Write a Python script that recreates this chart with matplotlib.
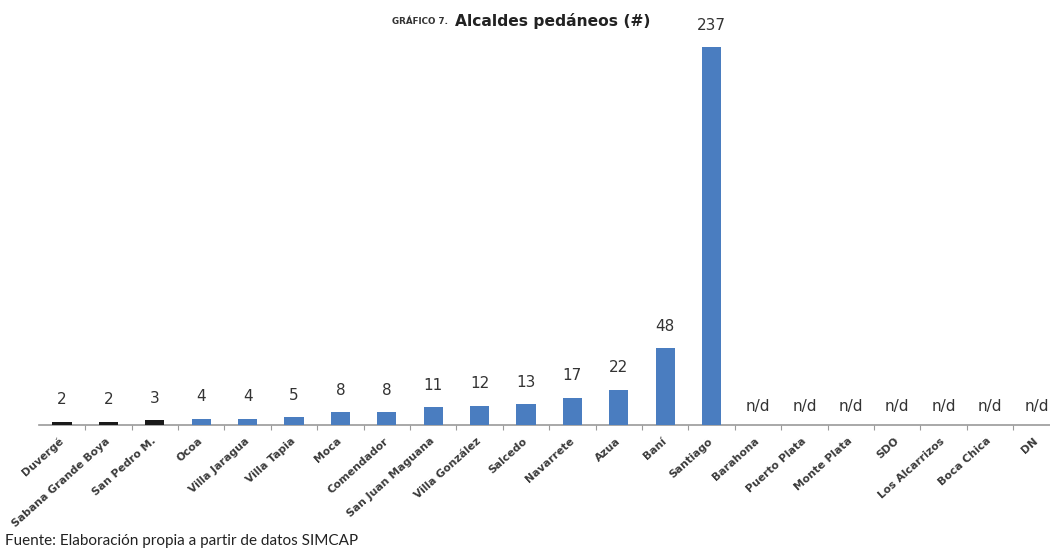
import numpy as np
import matplotlib.pyplot as plt

# datos: alcaldes pedáneos por municipio
municipios = ['Duvergé', 'Sabana Grande Boya', 'San Pedro M.', 'Ocoa', 'Villa Jaragua',
              'Villa Tapia', 'Moca', 'Comendador', 'San Juan Maguana', 'Villa González',
              'Salcedo', 'Navarrete', 'Azua', 'Baní', 'Santiago',
              'Barahona', 'Puerto Plata', 'Monte Plata', 'SDO', 'Los Alcarrizos',
              'Boca Chica', 'DN']
alcaldes = [2, 2, 3, 4, 4, 5, 8, 8, 11, 12, 13, 17, 22, 48, 237]
colores = ['#1a1a1a'] * 3 + ['#4a7dc0'] * (len(alcaldes) - 3)

W, H = 1050, 553
fig = plt.figure(figsize=(W / 100, H / 100), dpi=100)
fig.patch.set_facecolor('white')

# eje en pixeles: categoria 0 centrada en x=62, paso 46.4 px, base en y=425
paso = 46.4
x0 = 62 - paso / 2
x1 = x0 + paso * len(municipios)
base = 425
px_por_unidad = 1.595
ymax = 260
ax = fig.add_axes([x0 / W, (H - base) / H, (x1 - x0) / W, ymax * px_por_unidad / H])

x = np.arange(len(municipios))
ax.bar(x[:len(alcaldes)], alcaldes, width=0.41, color=colores, zorder=3)
ax.set_xlim(-0.5, len(municipios) - 0.5)
ax.set_ylim(0, ymax)

for s in ['top', 'right', 'left']:
    ax.spines[s].set_visible(False)
ax.spines['bottom'].set_color('#9a9a9a')
ax.spines['bottom'].set_linewidth(1.2)
ax.set_yticks([])

# marcas entre categorias, etiquetas rotadas
ax.set_xticks(np.arange(len(municipios)) + 0.5)
ax.tick_params(axis='x', length=3.5, color='#9a9a9a', labelbottom=False)
for i, nombre in enumerate(municipios):
    ax.annotate(nombre, (i, 0), xytext=(0, -10.5), textcoords='offset points',
                rotation=42, rotation_mode='anchor', ha='right', va='center',
                fontsize=7.8, fontweight='bold', color='#3a3a3a', family='DejaVu Sans')

# valores sobre las barras
for i, v in enumerate(alcaldes):
    ax.annotate(str(v), (i, v), xytext=(0, 15.8), textcoords='offset points',
                ha='center', va='center', fontsize=11, color='#333333', family='DejaVu Sans')
for i in range(len(alcaldes), len(municipios)):
    ax.annotate('n/d', (i, 0), xytext=(0, 13), textcoords='offset points',
                ha='center', va='center', fontsize=11, color='#333333', family='DejaVu Sans',
                annotation_clip=False)

# titulo
fig.text(392 / W, 1 - 22 / H, 'GRÁFICO 7.', fontsize=6.3, fontweight='bold',
         color='#333333', family='DejaVu Sans', va='center', ha='left')
fig.text(455 / W, 1 - 21 / H, 'Alcaldes pedáneos (#)', fontsize=11.2, fontweight='bold',
         color='#222222', family='DejaVu Sans', va='center', ha='left')

# fuente
fig.text(5 / W, 1 - 541 / H, 'Fuente: Elaboración propia a partir de datos SIMCAP',
         fontsize=11, color='#222222', family='Lato', va='center', ha='left')

fig.savefig('out.png', dpi=100, facecolor='white')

**Task brief:**
The data above should be repeated exactly, minus any pictures.

**The output:**
Write a Python script that recreates this chart with matplotlib.
import numpy as np
import matplotlib.pyplot as plt

# datos: alcaldes pedáneos por municipio
municipios = ['Duvergé', 'Sabana Grande Boya', 'San Pedro M.', 'Ocoa', 'Villa Jaragua',
              'Villa Tapia', 'Moca', 'Comendador', 'San Juan Maguana', 'Villa González',
              'Salcedo', 'Navarrete', 'Azua', 'Baní', 'Santiago',
              'Barahona', 'Puerto Plata', 'Monte Plata', 'SDO', 'Los Alcarrizos',
              'Boca Chica', 'DN']
alcaldes = [2, 2, 3, 4, 4, 5, 8, 8, 11, 12, 13, 17, 22, 48, 237]
colores = ['#1a1a1a'] * 3 + ['#4a7dc0'] * (len(alcaldes) - 3)

W, H = 1050, 553
fig = plt.figure(figsize=(W / 100, H / 100), dpi=100)
fig.patch.set_facecolor('white')

# eje en pixeles: categoria 0 centrada en x=62, paso 46.4 px, base en y=425
paso = 46.4
x0 = 62 - paso / 2
x1 = x0 + paso * len(municipios)
base = 425
px_por_unidad = 1.595
ymax = 260
ax = fig.add_axes([x0 / W, (H - base) / H, (x1 - x0) / W, ymax * px_por_unidad / H])

x = np.arange(len(municipios))
ax.bar(x[:len(alcaldes)], alcaldes, width=0.41, color=colores, zorder=3)
ax.set_xlim(-0.5, len(municipios) - 0.5)
ax.set_ylim(0, ymax)

for s in ['top', 'right', 'left']:
    ax.spines[s].set_visible(False)
ax.spines['bottom'].set_color('#9a9a9a')
ax.spines['bottom'].set_linewidth(1.2)
ax.set_yticks([])

# marcas entre categorias, etiquetas rotadas
ax.set_xticks(np.arange(len(municipios)) + 0.5)
ax.tick_params(axis='x', length=3.5, color='#9a9a9a', labelbottom=False)
for i, nombre in enumerate(municipios):
    ax.annotate(nombre, (i, 0), xytext=(0, -10.5), textcoords='offset points',
                rotation=42, rotation_mode='anchor', ha='right', va='center',
                fontsize=7.8, fontweight='bold', color='#3a3a3a', family='DejaVu Sans')

# valores sobre las barras
for i, v in enumerate(alcaldes):
    ax.annotate(str(v), (i, v), xytext=(0, 15.8), textcoords='offset points',
                ha='center', va='center', fontsize=11, color='#333333', family='DejaVu Sans')
for i in range(len(alcaldes), len(municipios)):
    ax.annotate('n/d', (i, 0), xytext=(0, 13), textcoords='offset points',
                ha='center', va='center', fontsize=11, color='#333333', family='DejaVu Sans',
                annotation_clip=False)

# titulo
fig.text(392 / W, 1 - 22 / H, 'GRÁFICO 7.', fontsize=6.3, fontweight='bold',
         color='#333333', family='DejaVu Sans', va='center', ha='left')
fig.text(455 / W, 1 - 21 / H, 'Alcaldes pedáneos (#)', fontsize=11.2, fontweight='bold',
         color='#222222', family='DejaVu Sans', va='center', ha='left')

# fuente
fig.text(5 / W, 1 - 541 / H, 'Fuente: Elaboración propia a partir de datos SIMCAP',
         fontsize=11, color='#222222', family='Lato', va='center', ha='left')

fig.savefig('out.png', dpi=100, facecolor='white')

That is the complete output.